En trois déclinaisons (Demon’s Souls, Dark Souls, Dark Souls II), la série créée par le studio From Software s’est constituée une communauté d’irréductibles galvanisés par des valeurs qu’on pensait oubliées : la mort à répétition pour credo, la persévérance dans l’effort pour finalité. Dark Souls III vient clore une aventure doloriste entamée en 2009 et dont la philosophie de jeu qui a irrigué une partie considérable de la production qui a suivi. Éprouvant, Dark Souls III l'est toujours, tout en étant désormais empreint de la vélocité des affrontements de Bloodborne et de vestiges de son esthétique qui fait se succéder à l'exubérance baroque de Dark Souls et l'étrangeté fantastique de sa suite directe un romantisme noir qui lorgne vers le grotesque, sans se départir de ses racines japonaises avec une irruption plus flagrante encore des lieux communs de l'univers graphique de Kentarō Miura.

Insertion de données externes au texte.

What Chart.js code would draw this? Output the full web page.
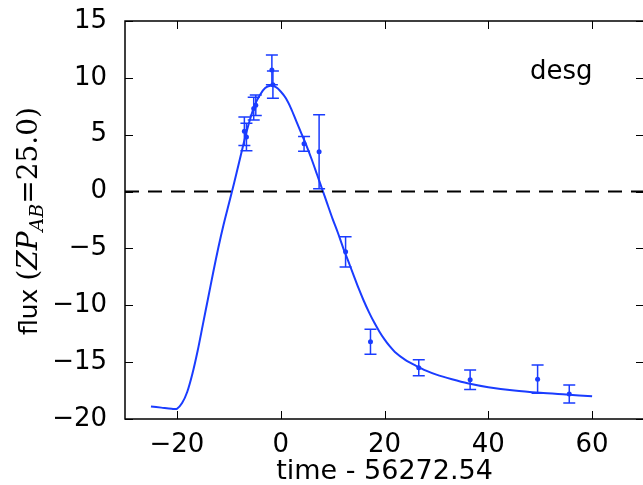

De cette célérité nouvelle résulte un changement de perspective ludique et cognitive pour le joueur, qui doit se réapproprier les mécaniques d'une série dont la formule commençait à se montrer prévisible. Un chemin de croix virtuel qui n'abandonne pour autant pas le caractère extrêmement punitif de joutes toujours stratégiques, où vient désormais se deviner une fébrilité qui vient souligner l'urgence eschatologique d'un univers dont le cycle des cosmogonies itératives semble être arrivé à terme de son horizon apocalyptique. De cette esthétique de l'épuisement, From Software joue allègrement : Dark Souls III est aussi une aventure nostalgique et mélancolique. Si le premier opus invitait le joueur à appréhender les mystères et les paradoxes d'un univers enfoui dans ses pandémoniums infernaux et ses cathédrales mystiques, mais dont on peinait à deviner la grandeur passée, Dark Souls III le fait méditer sur le devenir cyclique, et tragique, du royaume parcouru en 2011. Là où le second opus opérait un déplacement thématique et esthétique pour ne pas souffrir de la comparaison avec son géniteur, Dark Souls III est le jeu de la multiplication des références qui viennent établir une connexion idiosyncrasique entre le joueur et le royaume déchu, autant qu'une communauté esthétique toujours fascinée par les secrets contenus dans cet univers catacombal à la temporalité désaxée.
Pour autant, Dark Souls III ne repose pas sur la seule multiplication des clins d’œil et un tel dispositif ne sert qu'à constituer la relation bien particulière qui unit le joueur à ses souvenirs, car Dark Souls est plus que toute autre la série de l'indice, du ressouvenir, de l'amnésie de ce purgatoire virtuel.
Pour les nouveautés, il faut compter sur des affrontements contre des boss majestueux, les meilleurs de la série à ce jour, empreints d'une frénésie, d'une majesté et parfois d'une tristesse qui font honneur aux armoiries de la série. Et sur une architecture des environnements, dont Lothric est comme le point de convergence de tous les carrefours charogneux, qui vient concilier la subtilité interconnectée du premier opus et l'horizontalité de Demon's Soul. Des données dans la composition de ce chef d’œuvre final qui lui garantiront de transcender les époques et de nourrir une rejouabilité qui vient embrasser avec cohérence et précision ce tragique de la répétition cyclique. La flamme prométhéenne s'éteint, mais les feux de Dark Souls sont inextinguibles.